• _Task to complete_
Give back, exactly as written, the lines from the beginning of the listing through the one that contains "pad2 = '\u00a0\u00a0\u2009'".

* start Available data *

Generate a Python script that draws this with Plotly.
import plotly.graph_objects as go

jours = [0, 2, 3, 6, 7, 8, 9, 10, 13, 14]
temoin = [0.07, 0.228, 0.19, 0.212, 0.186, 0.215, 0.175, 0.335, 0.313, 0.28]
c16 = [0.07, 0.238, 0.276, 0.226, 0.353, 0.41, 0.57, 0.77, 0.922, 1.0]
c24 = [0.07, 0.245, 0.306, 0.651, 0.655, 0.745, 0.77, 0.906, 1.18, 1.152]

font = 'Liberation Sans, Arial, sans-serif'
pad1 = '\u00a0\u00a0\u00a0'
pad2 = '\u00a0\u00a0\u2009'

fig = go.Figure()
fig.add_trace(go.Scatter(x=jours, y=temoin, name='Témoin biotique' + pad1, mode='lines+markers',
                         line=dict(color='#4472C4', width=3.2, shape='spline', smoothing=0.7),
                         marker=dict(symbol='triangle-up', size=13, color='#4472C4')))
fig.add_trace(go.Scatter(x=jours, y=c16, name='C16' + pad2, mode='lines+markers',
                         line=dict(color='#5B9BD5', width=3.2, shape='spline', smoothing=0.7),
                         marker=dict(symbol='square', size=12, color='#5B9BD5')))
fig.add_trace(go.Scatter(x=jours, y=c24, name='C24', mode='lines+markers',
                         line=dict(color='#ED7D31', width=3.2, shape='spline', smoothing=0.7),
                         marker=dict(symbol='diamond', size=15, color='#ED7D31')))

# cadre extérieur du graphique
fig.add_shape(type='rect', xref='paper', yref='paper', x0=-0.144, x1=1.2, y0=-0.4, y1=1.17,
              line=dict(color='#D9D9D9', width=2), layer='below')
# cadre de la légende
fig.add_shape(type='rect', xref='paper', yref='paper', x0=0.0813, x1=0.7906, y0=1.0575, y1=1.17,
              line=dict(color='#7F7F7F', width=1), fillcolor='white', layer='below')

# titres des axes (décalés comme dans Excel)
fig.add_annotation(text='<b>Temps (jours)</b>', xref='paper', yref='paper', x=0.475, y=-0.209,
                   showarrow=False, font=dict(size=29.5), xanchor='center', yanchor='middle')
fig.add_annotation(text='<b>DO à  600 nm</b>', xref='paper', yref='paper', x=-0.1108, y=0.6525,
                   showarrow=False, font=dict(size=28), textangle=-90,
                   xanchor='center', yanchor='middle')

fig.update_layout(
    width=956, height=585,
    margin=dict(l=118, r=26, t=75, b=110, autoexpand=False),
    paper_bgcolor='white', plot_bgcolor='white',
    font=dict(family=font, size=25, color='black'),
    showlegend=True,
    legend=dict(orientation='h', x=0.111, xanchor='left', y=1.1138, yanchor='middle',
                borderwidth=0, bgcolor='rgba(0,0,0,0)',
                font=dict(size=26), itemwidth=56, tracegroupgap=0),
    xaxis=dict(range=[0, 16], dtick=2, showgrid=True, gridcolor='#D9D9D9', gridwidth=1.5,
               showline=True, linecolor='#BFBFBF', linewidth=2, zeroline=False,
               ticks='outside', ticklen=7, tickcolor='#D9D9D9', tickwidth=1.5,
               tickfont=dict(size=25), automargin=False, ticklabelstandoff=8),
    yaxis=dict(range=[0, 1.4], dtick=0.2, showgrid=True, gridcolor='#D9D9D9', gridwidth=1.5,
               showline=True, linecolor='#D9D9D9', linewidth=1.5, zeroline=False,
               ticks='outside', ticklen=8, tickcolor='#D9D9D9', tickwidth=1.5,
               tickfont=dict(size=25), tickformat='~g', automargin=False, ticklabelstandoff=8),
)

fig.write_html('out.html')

* end Available data *

• _Answer for the task_
Generate a Python script that draws this with Plotly.
import plotly.graph_objects as go

jours = [0, 2, 3, 6, 7, 8, 9, 10, 13, 14]
temoin = [0.07, 0.228, 0.19, 0.212, 0.186, 0.215, 0.175, 0.335, 0.313, 0.28]
c16 = [0.07, 0.238, 0.276, 0.226, 0.353, 0.41, 0.57, 0.77, 0.922, 1.0]
c24 = [0.07, 0.245, 0.306, 0.651, 0.655, 0.745, 0.77, 0.906, 1.18, 1.152]

font = 'Liberation Sans, Arial, sans-serif'
pad1 = '\u00a0\u00a0\u00a0'
pad2 = '\u00a0\u00a0\u2009'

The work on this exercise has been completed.